**TO DO:** Print the lines of the listing below verbatim from its first line through the line bearing "fillcolor=color, line=dict(width=0))". Any pictures are to be omitted.

**SOURCE MATERIAL:**

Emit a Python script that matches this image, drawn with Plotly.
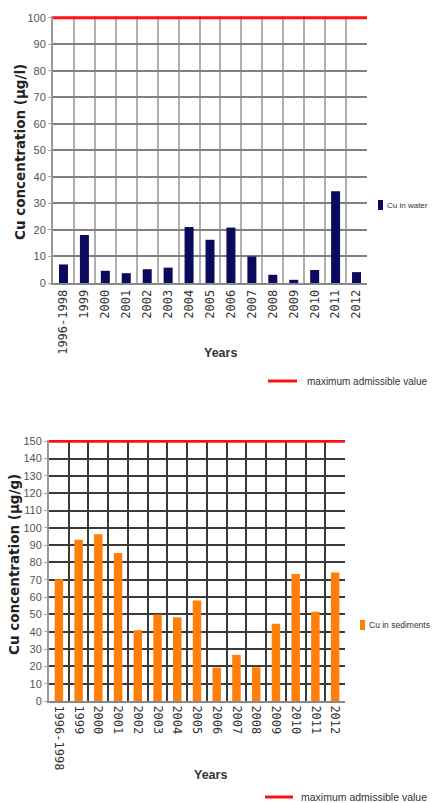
import plotly.graph_objects as go

categories = ["1996-1998", "1999", "2000", "2001", "2002", "2003", "2004", "2005",
              "2006", "2007", "2008", "2009", "2010", "2011", "2012"]
cu_water = [7.0, 18.1, 4.6, 3.7, 5.2, 5.8, 21.1, 16.3, 20.9, 10.0, 3.1, 1.2, 4.9, 34.6, 4.1]
cu_sediments = [70.3, 93.2, 96.3, 85.5, 40.9, 50.0, 48.4, 58.0, 19.3, 26.7, 19.5, 44.6, 73.4, 51.6, 74.2]
water_limit = 100
sediment_limit = 150
water_ticks = list(range(0, 101, 10))
sediment_ticks = list(range(0, 151, 10))

W, H = 432, 803

def px_x(p):
    return p / W

def px_y(p):
    return 1 - p / H

SANS = "Liberation Sans, Arial"
MONO = "DejaVu Sans Mono, monospace"
TITLE = "DejaVu Sans, Verdana"
WATER_COLOR = "#0a0a5e"
SED_COLOR = "#ff7f0a"
LIMIT_COLOR = "#ff1010"

fig = go.Figure()

fig.add_trace(go.Bar(
    x=categories, y=cu_water, name="Cu in water",
    marker=dict(color=WATER_COLOR, line=dict(width=0)),
    xaxis="x", yaxis="y", showlegend=False,
))
fig.add_trace(go.Bar(
    x=categories, y=cu_sediments, name="Cu in sediments",
    marker=dict(color=SED_COLOR, line=dict(width=0)),
    xaxis="x2", yaxis="y2", showlegend=False,
))

# maximum admissible value lines
fig.add_shape(type="line", xref="x domain", x0=0, x1=1, yref="y",
              y0=water_limit, y1=water_limit,
              line=dict(color=LIMIT_COLOR, width=3))
fig.add_shape(type="line", xref="x2 domain", x0=0, x1=1, yref="y2",
              y0=sediment_limit, y1=sediment_limit,
              line=dict(color=LIMIT_COLOR, width=3))

# legend swatches (layout decorations)
def swatch_rect(x0, x1, y0, y1, color):
    fig.add_shape(type="rect", xref="paper", yref="paper",
                  x0=px_x(x0), x1=px_x(x1), y0=px_y(y1), y1=px_y(y0),
                  fillcolor=color, line=dict(width=0))

def swatch_line(x0, x1, y, color):
    fig.add_shape(type="line", xref="paper", yref="paper",
                  x0=px_x(x0), x1=px_x(x1), y0=px_y(y), y1=px_y(y),
                  line=dict(color=color, width=3))

swatch_rect(378, 383, 200, 210, WATER_COLOR)
swatch_line(268, 297, 381, LIMIT_COLOR)
swatch_rect(360, 365, 620, 630, SED_COLOR)
swatch_line(265, 293, 797, LIMIT_COLOR)

xcommon = dict(
    type="category", tickson="boundaries", showgrid=True, gridwidth=2,
    ticks="", showline=True, linewidth=2, linecolor="#888888",
    tickfont=dict(family=MONO, size=12, color="#333333"),
)
ycommon = dict(
    showgrid=True, gridwidth=2, zeroline=False,
    ticks="outside", ticklen=3, tickcolor="#aaaaaa",
    showline=True, linewidth=2, linecolor="#999999",
    tickfont=dict(family=SANS, size=11, color="#555555"),
)

def label(text, x, y, size, family=SANS, color="#333333", angle=0, xanchor="center"):
    return dict(text=text, x=px_x(x), y=px_y(y), xref="paper", yref="paper",
                showarrow=False, textangle=angle, xanchor=xanchor, yanchor="middle",
                font=dict(family=family, size=size, color=color))

fig.update_layout(
    width=W, height=H,
    margin=dict(l=0, r=0, t=0, b=0, autoexpand=False),
    paper_bgcolor="white", plot_bgcolor="white",
    bargap=0.57,
    showlegend=False,
    xaxis=dict(xcommon, domain=[px_x(53), px_x(367)], anchor="y",
               gridcolor="#b0b0b0", tickangle=-90),
    yaxis=dict(ycommon, domain=[px_y(283), px_y(16)], anchor="x",
               range=[0, water_limit * 1.007], tickvals=water_ticks,
               gridcolor="#808080"),
    xaxis2=dict(xcommon, domain=[px_x(49), px_x(345)], anchor="y2",
                gridcolor="#3a3a3a", tickangle=90),
    yaxis2=dict(ycommon, domain=[px_y(701), px_y(440)], anchor="x2",
                range=[0, sediment_limit * 1.005], tickvals=sediment_ticks,
                gridcolor="#3a3a3a"),
    annotations=[
        label("<b>Years</b>", 220, 353, 12.5),
        label("<b>Years</b>", 210, 775, 12.5),
        label("<b>Cu concentration (µg/l)</b>", 20, 152, 13.5, TITLE, "#222222", -90),
        label("<b>Cu concentration (µg/g)</b>", 14, 565, 13.5, TITLE, "#222222", -90),
        label("Cu in water", 385, 205, 8, xanchor="left"),
        label("maximum admissible value", 305, 381, 10, xanchor="left"),
        label("Cu in sediments", 367, 625, 8.5, xanchor="left"),
        label("maximum admissible value", 299, 797, 10.5, xanchor="left"),
    ],
)

fig.write_html("out.html", config={"displayModeBar": False},
               post_script="document.body.style.margin='0px';")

**IN RESPONSE:**
Emit a Python script that matches this image, drawn with Plotly.
import plotly.graph_objects as go

categories = ["1996-1998", "1999", "2000", "2001", "2002", "2003", "2004", "2005",
              "2006", "2007", "2008", "2009", "2010", "2011", "2012"]
cu_water = [7.0, 18.1, 4.6, 3.7, 5.2, 5.8, 21.1, 16.3, 20.9, 10.0, 3.1, 1.2, 4.9, 34.6, 4.1]
cu_sediments = [70.3, 93.2, 96.3, 85.5, 40.9, 50.0, 48.4, 58.0, 19.3, 26.7, 19.5, 44.6, 73.4, 51.6, 74.2]
water_limit = 100
sediment_limit = 150
water_ticks = list(range(0, 101, 10))
sediment_ticks = list(range(0, 151, 10))

W, H = 432, 803

def px_x(p):
    return p / W

def px_y(p):
    return 1 - p / H

SANS = "Liberation Sans, Arial"
MONO = "DejaVu Sans Mono, monospace"
TITLE = "DejaVu Sans, Verdana"
WATER_COLOR = "#0a0a5e"
SED_COLOR = "#ff7f0a"
LIMIT_COLOR = "#ff1010"

fig = go.Figure()

fig.add_trace(go.Bar(
    x=categories, y=cu_water, name="Cu in water",
    marker=dict(color=WATER_COLOR, line=dict(width=0)),
    xaxis="x", yaxis="y", showlegend=False,
))
fig.add_trace(go.Bar(
    x=categories, y=cu_sediments, name="Cu in sediments",
    marker=dict(color=SED_COLOR, line=dict(width=0)),
    xaxis="x2", yaxis="y2", showlegend=False,
))

# maximum admissible value lines
fig.add_shape(type="line", xref="x domain", x0=0, x1=1, yref="y",
              y0=water_limit, y1=water_limit,
              line=dict(color=LIMIT_COLOR, width=3))
fig.add_shape(type="line", xref="x2 domain", x0=0, x1=1, yref="y2",
              y0=sediment_limit, y1=sediment_limit,
              line=dict(color=LIMIT_COLOR, width=3))

# legend swatches (layout decorations)
def swatch_rect(x0, x1, y0, y1, color):
    fig.add_shape(type="rect", xref="paper", yref="paper",
                  x0=px_x(x0), x1=px_x(x1), y0=px_y(y1), y1=px_y(y0),
                  fillcolor=color, line=dict(width=0))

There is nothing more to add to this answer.